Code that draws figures
_____

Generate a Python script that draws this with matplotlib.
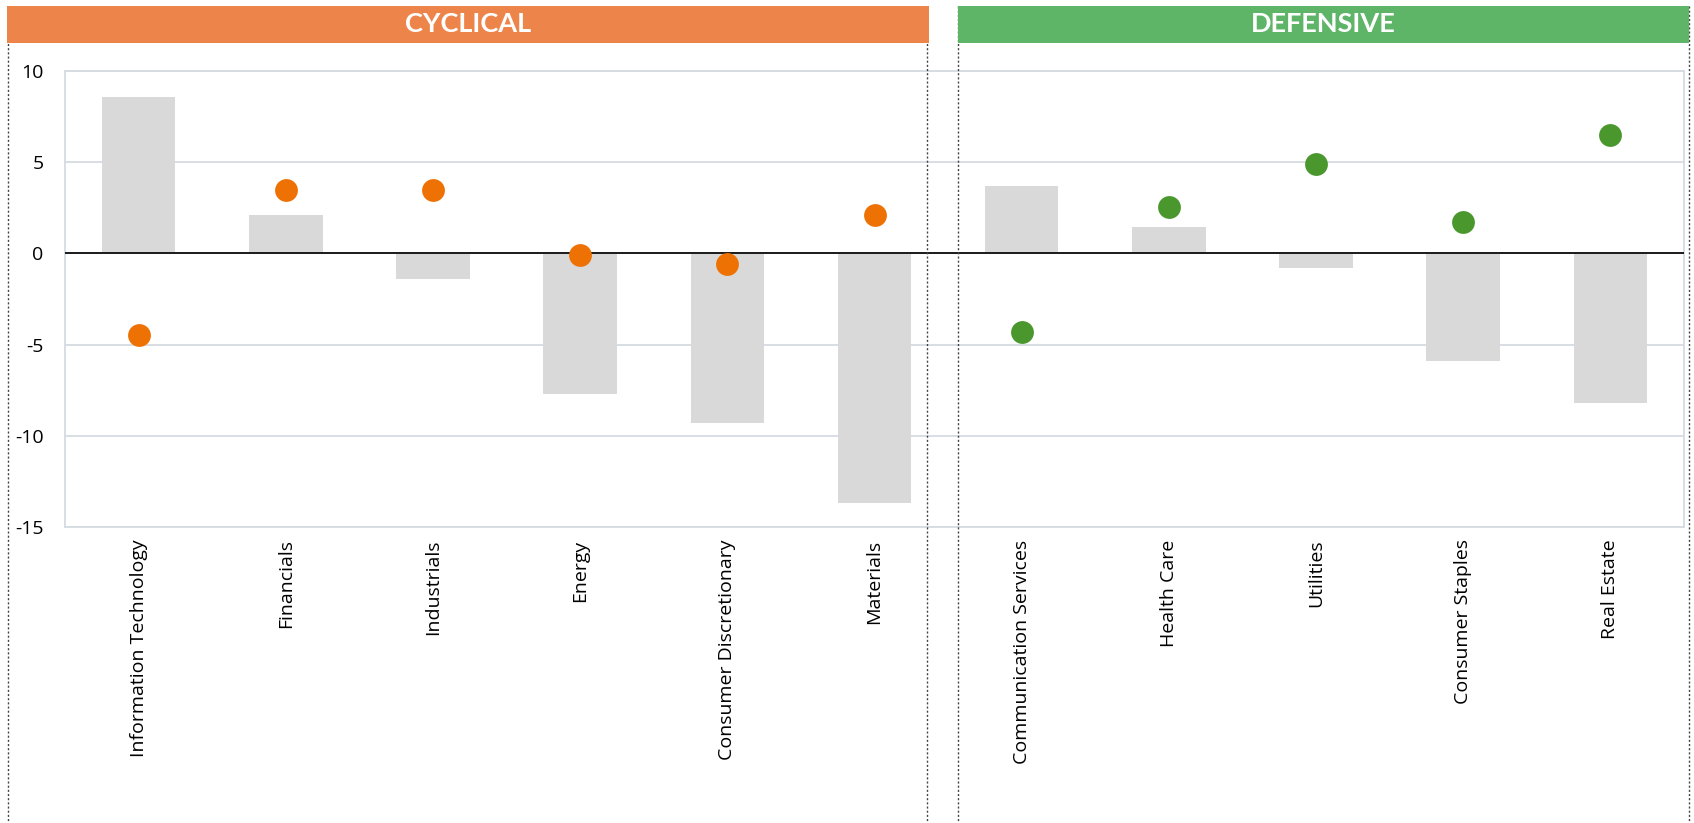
import matplotlib
matplotlib.use("Agg")
import matplotlib.pyplot as plt
from matplotlib.patches import Rectangle
from matplotlib.lines import Line2D

plt.rcParams['font.family'] = ['Open Sans', 'DejaVu Sans']

# Sector data: grey bars and coloured dots
cyclical = ["Information Technology", "Financials", "Industrials", "Energy",
            "Consumer Discretionary", "Materials"]
defensive = ["Communication Services", "Health Care", "Utilities",
             "Consumer Staples", "Real Estate"]
bar_cyclical = [8.6, 2.1, -1.4, -7.7, -9.3, -13.7]
bar_defensive = [3.7, 1.45, -0.8, -5.9, -8.2]
dot_cyclical = [-4.5, 3.5, 3.5, -0.1, -0.6, 2.1]
dot_defensive = [-4.3, 2.55, 4.9, 1.7, 6.5]
y_ticks = [10, 5, 0, -5, -10, -15]
group_titles = ["CYCLICAL", "DEFENSIVE"]

ORANGE_HDR = "#ED854B"
GREEN_HDR = "#5EB467"
ORANGE_DOT = "#EE7203"
GREEN_DOT = "#4A972E"
BAR_GREY = "#D9D9D9"
GRID = "#D5DBE3"

W, H = 1694, 823
fig = plt.figure(figsize=(W / 100, H / 100), dpi=100)
fig.patch.set_facecolor("white")

def fx(px):
    return px / W

def fy(py):
    return 1 - py / H

ax_left, ax_right, ax_top, ax_bottom = 65, 1684, 71, 527
ax = fig.add_axes([fx(ax_left), fy(ax_bottom), fx(ax_right - ax_left),
                   (ax_bottom - ax_top) / H])

categories = cyclical + defensive
bars = bar_cyclical + bar_defensive
x = list(range(len(categories)))
ax.bar(x, bars, width=0.5, color=BAR_GREY, zorder=2)

n_c = len(cyclical)
ax.scatter(x[:n_c], dot_cyclical, s=270, color=ORANGE_DOT, zorder=4, linewidths=0)
ax.scatter(x[n_c:], dot_defensive, s=270, color=GREEN_DOT, zorder=4, linewidths=0)

ax.axhline(0, color="#1a1a1a", lw=1.4, zorder=3)
ax.set_xlim(-0.5, len(categories) - 0.5)
ax.set_ylim(min(y_ticks), max(y_ticks))
ax.set_yticks(y_ticks)
ax.set_yticklabels([str(t) for t in y_ticks], fontsize=14)
ax.yaxis.grid(True, color=GRID, lw=1.3, zorder=0)
ax.set_axisbelow(True)
ax.set_xticks(x)
ax.set_xticklabels(categories, rotation=90, fontsize=14, va="top")
ax.tick_params(axis="both", length=0)
ax.tick_params(axis="y", pad=15.5)
ax.tick_params(axis="x", pad=9)
for sp in ax.spines.values():
    sp.set_color(GRID)
    sp.set_linewidth(1.3)

# Group header bars
hdr_top, hdr_bot = 6, 43
groups = [(7, 929, ORANGE_HDR), (958, 1689, GREEN_HDR)]
for (x0, x1, col), title in zip(groups, group_titles):
    fig.add_artist(Rectangle((fx(x0), fy(hdr_bot)), fx(x1 - x0),
                             (hdr_bot - hdr_top) / H, transform=fig.transFigure,
                             facecolor=col, edgecolor="none", zorder=5))
    fig.text(fx((x0 + x1) / 2), fy((hdr_top + hdr_bot) / 2), title,
             color="white", fontsize=19.5, fontweight="bold",
             family=["Lato", "DejaVu Sans"],
             ha="center", va="center", zorder=6)

# Dotted group borders
for xp in (8, 927, 958, 1689):
    fig.add_artist(Line2D([fx(xp), fx(xp)], [fy(hdr_top), 0],
                          transform=fig.transFigure, color="#444444",
                          lw=1.0, linestyle=(0, (1.5, 1.5)), zorder=4))

fig.savefig("out.png", dpi=100, facecolor="white")
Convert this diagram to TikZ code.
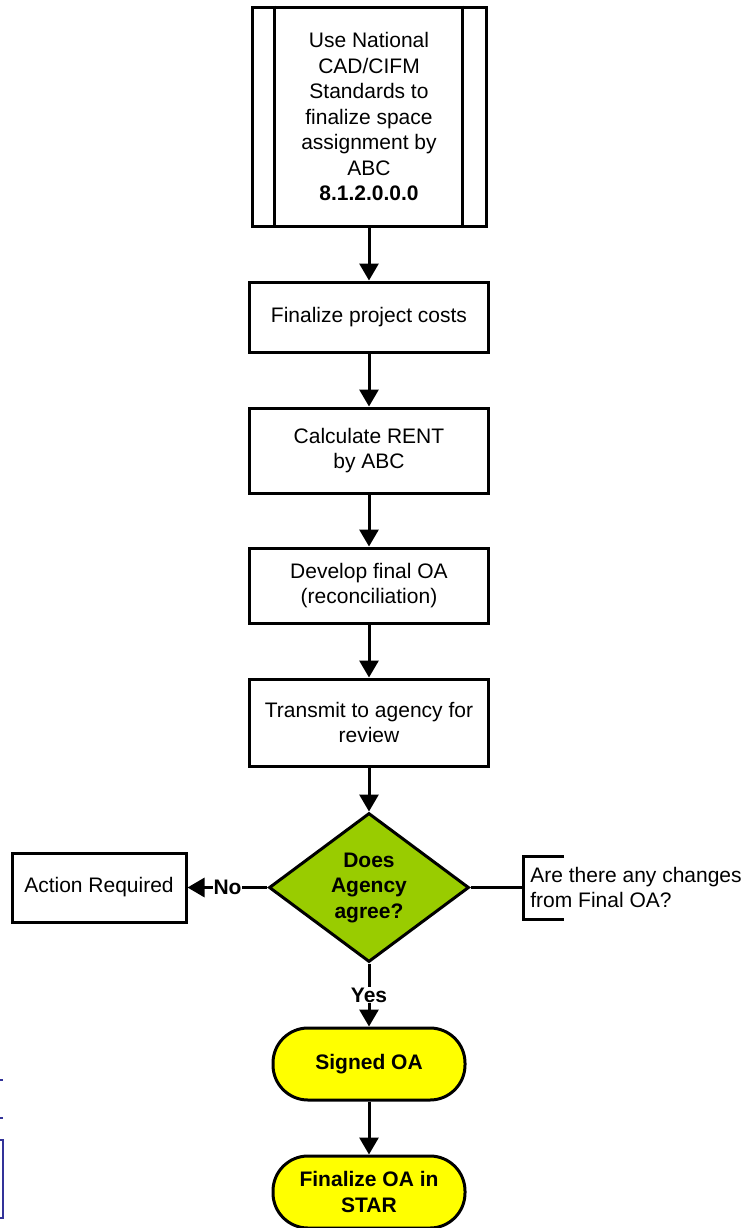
\documentclass[tikz,border=0pt]{standalone}
\usepackage{fontspec}
\setmainfont{Liberation Sans}
\usetikzlibrary{positioning,arrows.meta,shapes.geometric}
\definecolor{okgreen}{HTML}{99CC00}
\definecolor{termyellow}{HTML}{FFFF00}
\definecolor{linkblue}{HTML}{333399}

\begin{document}
\begin{tikzpicture}[
    x=0.5pt, y=-0.5pt,
    every node/.style={font=\fontsize{10.5}{12.75}\selectfont},
    task/.style={draw, line width=1.5pt, align=center, minimum width=119.5pt, inner sep=2pt},
    subproc/.style={task, minimum width=117pt, minimum height=109.5pt},
    decision/.style={diamond, draw, line width=1.5pt, fill=okgreen, aspect=1.34, inner sep=0pt, minimum width=100pt, minimum height=74.5pt, align=center, font=\fontsize{10.5}{12.75}\selectfont\bfseries},
    terminal/.style={draw, line width=1.5pt, fill=termyellow, rounded corners=17.5pt, minimum width=96pt, minimum height=36pt, align=center, font=\fontsize{10.5}{12.75}\selectfont\bfseries},
    flow/.style={-{Triangle[length=8.5pt, width=9.5pt]}, line width=1.5pt},
    lbl/.style={fill=white, inner sep=0.5pt, font=\fontsize{10.5}{12.75}\selectfont\bfseries}
]
    \useasboundingbox (0,0) rectangle (747,1228);

    % Sottoprocesso iniziale
    \node[subproc] (cad) at (369, 116.5) {Use National\\CAD/CIFM\\Standards to\\finalize space\\assignment by\\ABC\\\textbf{8.1.2.0.0.0}};
    \draw[line width=1.5pt] ([xshift=12pt]cad.north west) -- ([xshift=12pt]cad.south west);
    \draw[line width=1.5pt] ([xshift=-12.5pt]cad.north east) -- ([xshift=-12.5pt]cad.south east);

    % Passi del processo
    \node[task, minimum height=35pt] (costs) at (369, 317) {Finalize project costs};
    \node[task, minimum height=42.5pt] (rent) at (369, 450.5) {Calculate RENT\\by ABC};
    \node[task, minimum height=37.5pt] (final) at (369, 585.5) {Develop final OA\\(reconciliation)};
    \node[task, minimum height=43.5pt] (send) at (369, 722.5) {Transmit to agency for\\review};

    % Decisione
    \node[decision] (agree) at (369, 887.5) {Does\\Agency\\agree?};
    \node[task, minimum width=87pt, minimum height=34.5pt] (action) at (99, 887.5) {Action Required};

    % Terminali
    \node[terminal] (signed) at (369, 1064) {Signed OA};
    \node[terminal] (star) at (369, 1192) {Finalize OA in\\STAR};

    % Connessioni
    \draw[flow] (cad) -- (costs);
    \draw[flow] (costs) -- (rent);
    \draw[flow] (rent) -- (final);
    \draw[flow] (final) -- (send);
    \draw[flow] (send) -- (agree);
    \draw[flow] (agree) -- node[lbl] {No} (action);
    \draw[flow] (agree) -- node[lbl] {Yes} (signed);
    \draw[flow] (signed) -- (star);

    % Annotazione
    \coordinate (brk) at (523, 887.5);
    \draw[line width=1.5pt] (agree) -- (brk);
    \draw[line width=1.5pt] (564, 856) -- (523, 856) -- (523, 919) -- (564, 919);
    \node[anchor=west, align=left, inner sep=0pt] (note) at (530, 887.5) {Are there any changes\\from Final OA?};

    % Frammenti blu sul bordo
    \draw[linkblue, line width=1pt] (0, 1080) -- (3, 1080);
    \draw[linkblue, line width=1pt] (0, 1118) -- (3, 1118);
    \draw[linkblue, line width=1pt] (0, 1140) -- (3, 1140) -- (3, 1218) -- (0, 1218);

\end{tikzpicture}
\end{document}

_____

Reproduce, word for word, every line from the start of the records down to and including the line with "color=GREEN_DOT, zorder=4, linewidths=0)"; skip the pictures.

Generate a Python script that draws this with matplotlib.
import matplotlib
matplotlib.use("Agg")
import matplotlib.pyplot as plt
from matplotlib.patches import Rectangle
from matplotlib.lines import Line2D

plt.rcParams['font.family'] = ['Open Sans', 'DejaVu Sans']

# Sector data: grey bars and coloured dots
cyclical = ["Information Technology", "Financials", "Industrials", "Energy",
            "Consumer Discretionary", "Materials"]
defensive = ["Communication Services", "Health Care", "Utilities",
             "Consumer Staples", "Real Estate"]
bar_cyclical = [8.6, 2.1, -1.4, -7.7, -9.3, -13.7]
bar_defensive = [3.7, 1.45, -0.8, -5.9, -8.2]
dot_cyclical = [-4.5, 3.5, 3.5, -0.1, -0.6, 2.1]
dot_defensive = [-4.3, 2.55, 4.9, 1.7, 6.5]
y_ticks = [10, 5, 0, -5, -10, -15]
group_titles = ["CYCLICAL", "DEFENSIVE"]

ORANGE_HDR = "#ED854B"
GREEN_HDR = "#5EB467"
ORANGE_DOT = "#EE7203"
GREEN_DOT = "#4A972E"
BAR_GREY = "#D9D9D9"
GRID = "#D5DBE3"

W, H = 1694, 823
fig = plt.figure(figsize=(W / 100, H / 100), dpi=100)
fig.patch.set_facecolor("white")

def fx(px):
    return px / W

def fy(py):
    return 1 - py / H

ax_left, ax_right, ax_top, ax_bottom = 65, 1684, 71, 527
ax = fig.add_axes([fx(ax_left), fy(ax_bottom), fx(ax_right - ax_left),
                   (ax_bottom - ax_top) / H])

categories = cyclical + defensive
bars = bar_cyclical + bar_defensive
x = list(range(len(categories)))
ax.bar(x, bars, width=0.5, color=BAR_GREY, zorder=2)

n_c = len(cyclical)
ax.scatter(x[:n_c], dot_cyclical, s=270, color=ORANGE_DOT, zorder=4, linewidths=0)
ax.scatter(x[n_c:], dot_defensive, s=270, color=GREEN_DOT, zorder=4, linewidths=0)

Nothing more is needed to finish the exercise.